In the years after the bankruptcy of Lehman Brothers in 2008, the European banks that dominated ship finance turned inwards, looking to shore up their own balance sheets and capital needs. And they left a big gap, said Nigel Anton, global head of ship-ping finance at Standard Chartered Bank, speaking during a Marine Money conference in March in Hong Kong.
Orders for new ships rose before the global financial crisis, much as they rose last year, and that led to huge amounts of overcapacity in most categories of dry and wet shipping just as demand for shipping services plummeted along with global trade in 2009 and 2010.

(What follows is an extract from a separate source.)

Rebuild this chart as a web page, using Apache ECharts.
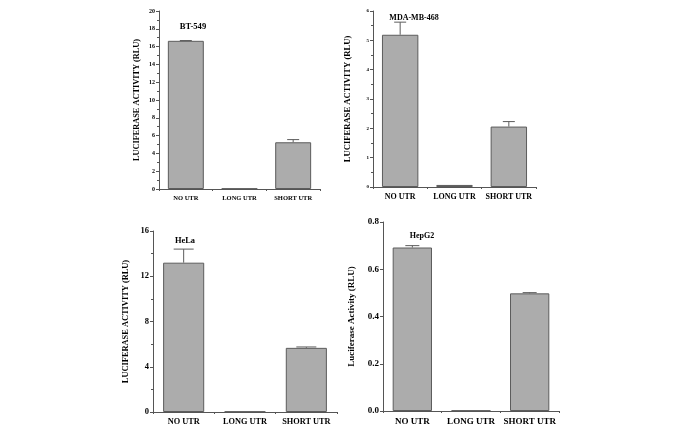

In 2007, banks were carrying as much as $94 billion of debt related to ship finance on their books. By 2010, that number had dropped to $38 billion, Anton said.
That created a vacuum. Even in a recession, goods still have to move around the world and shipping companies need to buy ships to keep their fleets up-to-date, but it became harder to tap the banks for the money to make those purchases.
"Automatically, we had a big gap to fill. How was that gap going to be filled?" Anton asked.
The answer was a combination of demand curbs, meaning that shipping companies cut down or canceled orders for new ships, and the emergence of new sources of financing.
On the demand side, many orders were canceled. That made it possible for companies to continue operating in an environment of severely curtailed financing. But it also made it hard for shipyards to stay afloat. Many of them went bankrupt, particularly smaller shipyards in the Chinese mainland that produced ships with older technologies.
But the continuing need for funding also created an opportunity for finance companies and private equity funds to get into the shipping business on their own terms. Private equity funds in particular stepped in after 2011 with funds to acquire ships, but trading those funds for stakes in the companies they supported.
Tiger Group Investments of Hong Kong estimates that private equity funds and hedge funds have invested more than $10 billion in shipping in the past few years.
Another new source of funds that emerged in the post-crisis years was the policy banks, most notably China Development Bank and the Export-Import Bank of China. Leasing companies in the Chinese mainland-often owned by well-capitalized state-owned banks but operating at arm's length-also stepped into the fray.
Sources of finance from South Korea also upped their game, and smaller regional banks in Asia, once sidelined by their larger European or global peers, were suddenly interested in providing financing for ships.
By the end of last year, the amount of debt in the market linked to ship finance had recovered to $56 billion, still short of the 2007 peak but much higher than in 2010. And this year the amount of debt should be even higher, Anton said.
"There is a lot of activity right now," he said. "The banking sector has changed a lot recently. Banks are coming back."
There is a danger of history repeating itself, says Leszczynski.
"Most of the problems across most sectors were coming from excessive orders and excessive deliveries," he warns. "It is very, very important that we don't make the same mistakes again."